The structure of the sales process seems to be a key factor in the outcome of appraisal cases, the Cornerstone Research study found. According to the study, appraised transactions that included an auction process or a go-shop period saw the average premium to deal price land at 1 percent while appraised transactions without those factors where the acquirer was a related party saw an average premium of 47 percent awarded to the petitioners.

The study also found that of the 34 cases that went to trial between 2006 and 2018, 16 challenged transactions were appraised above the deal price while the other 18 came in at or below the deal price.

The highest premium — 158 percent — in the time frame was secured in 2016 by the shareholders who challenges the acquisition of INS Software Corp. And the biggest hit to premium — negative 57 percent — was seen in the challenge to Sprint’s acquisition of Clearwire following a bidding war.

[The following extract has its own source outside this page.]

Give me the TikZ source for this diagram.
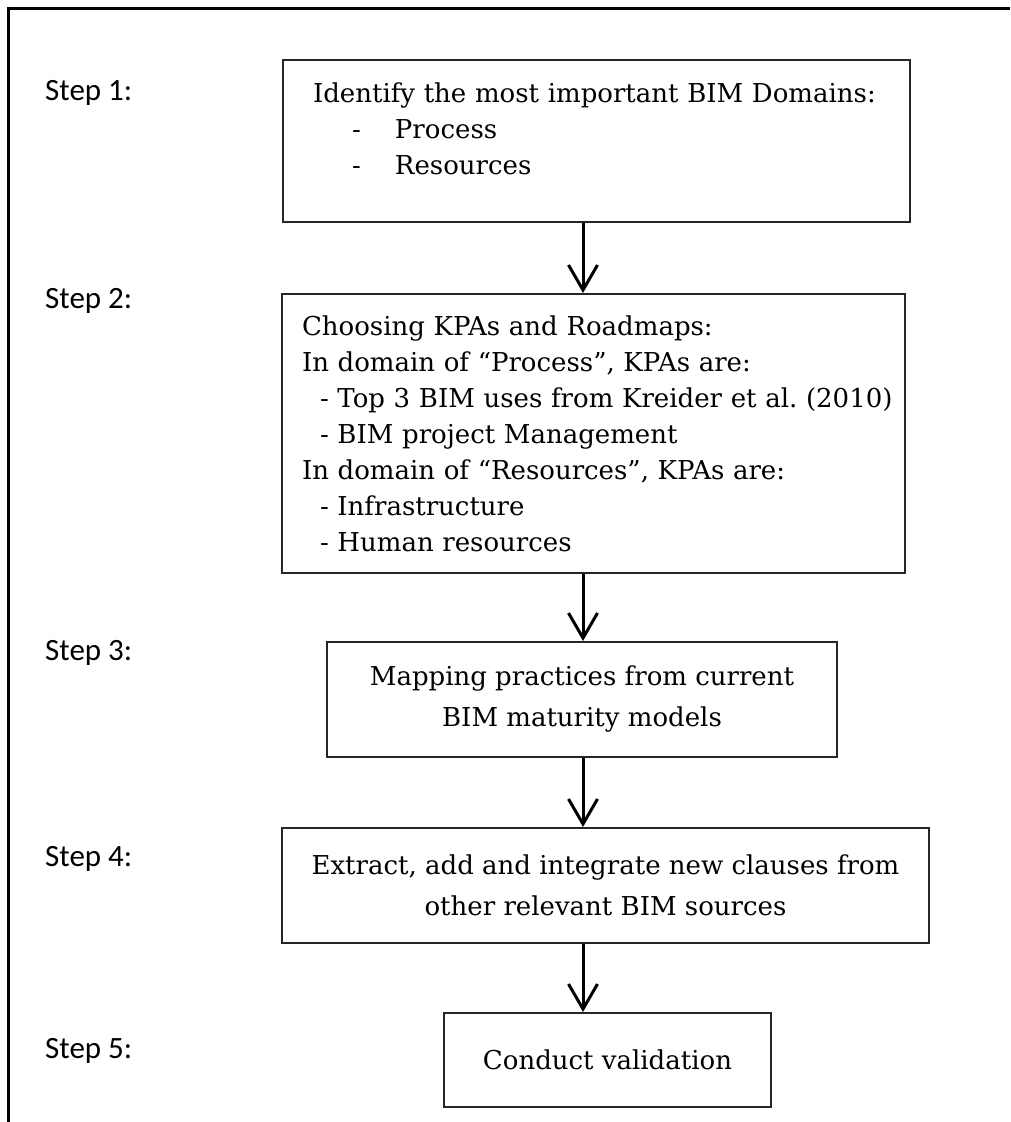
\documentclass[tikz,border=0pt]{standalone}
\usepackage{fontspec}
\setmainfont{DejaVu Serif}
\newfontfamily\stepfont{Carlito}
\usetikzlibrary{arrows.meta,positioning}
\frenchspacing

\begin{document}
\begin{tikzpicture}[x=1pt,y=-1pt]
    \tikzset{
      stepbox/.style={draw=black!85, line width=2pt, rectangle, inner sep=0pt,
        font=\fontsize{26}{36}\selectfont},
      widebox/.style={stepbox, font=\fontsize{26}{41}\selectfont, align=center},
      steplabel/.style={anchor=base west, inner sep=0pt, font=\stepfont\fontsize{31}{36}\selectfont},
      flow/.style={line width=3pt, -{Straight Barb[length=25pt,width=29pt]}},
      column/.style={coordinate}
    }
    \useasboundingbox (0,0) rectangle (1010,1122);
    % frame (top and left edges only)
    \draw[line width=3pt] (8,1122) -- (8,8) -- (1010,8);

    % step labels
    \node[steplabel] (s1) at (45,100) {Step 1:};
    \node[steplabel] (s2) at (45,308) {Step 2:};
    \node[steplabel] (s3) at (45,660) {Step 3:};
    \node[steplabel] (s4) at (45,866) {Step 4:};
    \node[steplabel] (s5) at (45,1058) {Step 5:};

    % boxes
    \node[stepbox, minimum width=627pt, minimum height=162pt, inner xsep=30pt,
      text width=567pt, align=left, text depth=96pt] (b1) at (596.5,141)
      {Identify the most important BIM Domains:\\
       \makebox[82pt][l]{\hspace*{39pt}-}Process\\
       \makebox[82pt][l]{\hspace*{39pt}-}Resources};

    \node[stepbox, minimum width=623pt, minimum height=279pt, inner xsep=20pt,
      text width=583pt, align=left] (b2) at (593.5,433.5)
      {Choosing KPAs and Roadmaps:\\
       In domain of “Process”, KPAs are:\\
       \mbox{\hspace*{18pt}- Top 3 BIM uses from Kreider et al. (2010)}\\
       \hspace*{18pt}- BIM project Management\\
       In domain of “Resources”, KPAs are:\\
       \hspace*{18pt}- Infrastructure\\
       \hspace*{18pt}- Human resources};

    \node[widebox, minimum width=510pt, minimum height=115pt] (b3) at (582,699.5)
      {Mapping practices from current\\BIM maturity models};

    \node[widebox, minimum width=647pt, minimum height=115pt] (b4) at (605.5,885.5)
      {Extract, add and integrate new clauses from\\other relevant BIM sources};

    \node[widebox, minimum width=327pt, minimum height=94pt] (b5) at (607.5,1060)
      {Conduct validation};

    % arrows run down one column
    \coordinate[column] (ax) at (583,0);
    \draw[flow] (b1.south -| ax) -- (b2.north -| ax);
    \draw[flow] (b2.south -| ax) -- (b3.north -| ax);
    \draw[flow] (b3.south -| ax) -- (b4.north -| ax);
    \draw[flow] (b4.south -| ax) -- (b5.north -| ax);
\end{tikzpicture}
\end{document}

While some of these closely watched cases have placed an emphasis on giving weight to deal price, that’s just one of a handful of methods that the Delaware courts use when tasked with determining the fair value of a company in an appraisal action.

In the 13 years covered by the Cornerstone Research study, the Delaware courts relied on a discounted cash flow analysis — a method of determining a company’s current value that incorporate future cash flows — 59 percent of the time and relied on deal price 38 percent of the time. The courts never based fair value on the value of comparable companies or precedent transactions during the time frame. And in 2018, for the first time, the Delaware Chancery Court in its appraisal of Aruba tied fair value to the company’s unaffected market price.

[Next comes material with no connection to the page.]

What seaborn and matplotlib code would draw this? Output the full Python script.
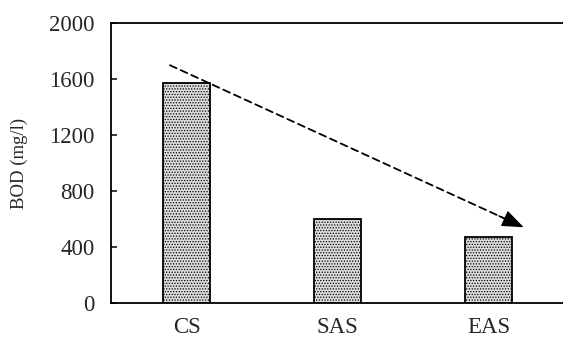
import matplotlib
matplotlib.use("Agg")
import matplotlib.pyplot as plt
import seaborn as sns
import pandas as pd

categories = ["CS", "SAS", "EAS"]
bod_values = [1575, 597, 472]
y_ticks = [0, 400, 800, 1200, 1600, 2000]
trend_start = (-0.11, 1700)
trend_end = (2.23, 540)

sns.set_theme(style="white")
plt.rcParams["font.family"] = ["Liberation Serif", "DejaVu Serif"]
plt.rcParams["hatch.color"] = "#6e6e6e"
plt.rcParams["hatch.linewidth"] = 0.6

df = pd.DataFrame({"cat": categories, "bod": bod_values})

fig = plt.figure(figsize=(5.63, 3.38), dpi=100)
ax = fig.add_axes([111 / 563, (338 - 302.7) / 338, (564.5 - 111) / 563, (302.7 - 23.3) / 338])

sns.barplot(data=df, x="cat", y="bod", color="#dcdcdc", width=0.31,
            edgecolor="black", linewidth=1.3, ax=ax, saturation=1)
for p in ax.patches:
    p.set_hatch("......")
    p.set_edgecolor("black")

ax.set_xlim(-0.5, 2.5)
ax.set_ylim(0, 2000)
ax.set_yticks(y_ticks)
ax.set_yticklabels([str(v) for v in y_ticks], fontsize=16.5)
ax.set_xticks(range(len(categories)))
ax.set_xticklabels(categories, fontsize=16.5)
ax.tick_params(axis="x", which="major", length=0, pad=10)
ax.set_xticks([0.5, 1.5], minor=True)
ax.tick_params(axis="x", which="minor", direction="in", length=4.5, width=1.1, color="black")
ax.tick_params(axis="y", direction="in", length=4.5, width=1.1, color="black", pad=12, left=True)

ax.set_xlabel("")
ax.set_ylabel("BOD (mg/l)", fontsize=13.5, labelpad=15)

for s in ax.spines.values():
    s.set_color("black")
    s.set_linewidth(1.3)

# dashed trend line
ax.annotate("", xy=trend_end, xytext=trend_start,
            arrowprops=dict(arrowstyle="-", linestyle=(0, (4, 2.5)), lw=1.3,
                            color="black", shrinkA=0, shrinkB=6))
# solid filled arrow head
frac = 0.93
head_base = (trend_start[0] + frac * (trend_end[0] - trend_start[0]),
             trend_start[1] + frac * (trend_end[1] - trend_start[1]))
ax.annotate("", xy=trend_end, xytext=head_base,
            arrowprops=dict(arrowstyle="-|>,head_length=0.9,head_width=0.35",
                            lw=1.0, color="black", shrinkA=0, shrinkB=0,
                            mutation_scale=15))

fig.savefig("out.png", dpi=100)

The Aruba case saw Vice Chancellor J. Travis Laster — the same justice who penned the Chancery Court’s Dell ruling — in February slash 30 percent from Hewlett-Packard Co.’s $2.8 billion takeover of Aruba when he used the target’s unaffected 30-day average market price to determine fair value.

In the 129-page opinion, Vice Chancellor Laster said that “forceful discussions” in the Dell and DFC opinions about reliance on valuations based on efficient capital markets justified giving market value substantial weight.

Delaware’s Supreme Court has yet to weigh in on the case.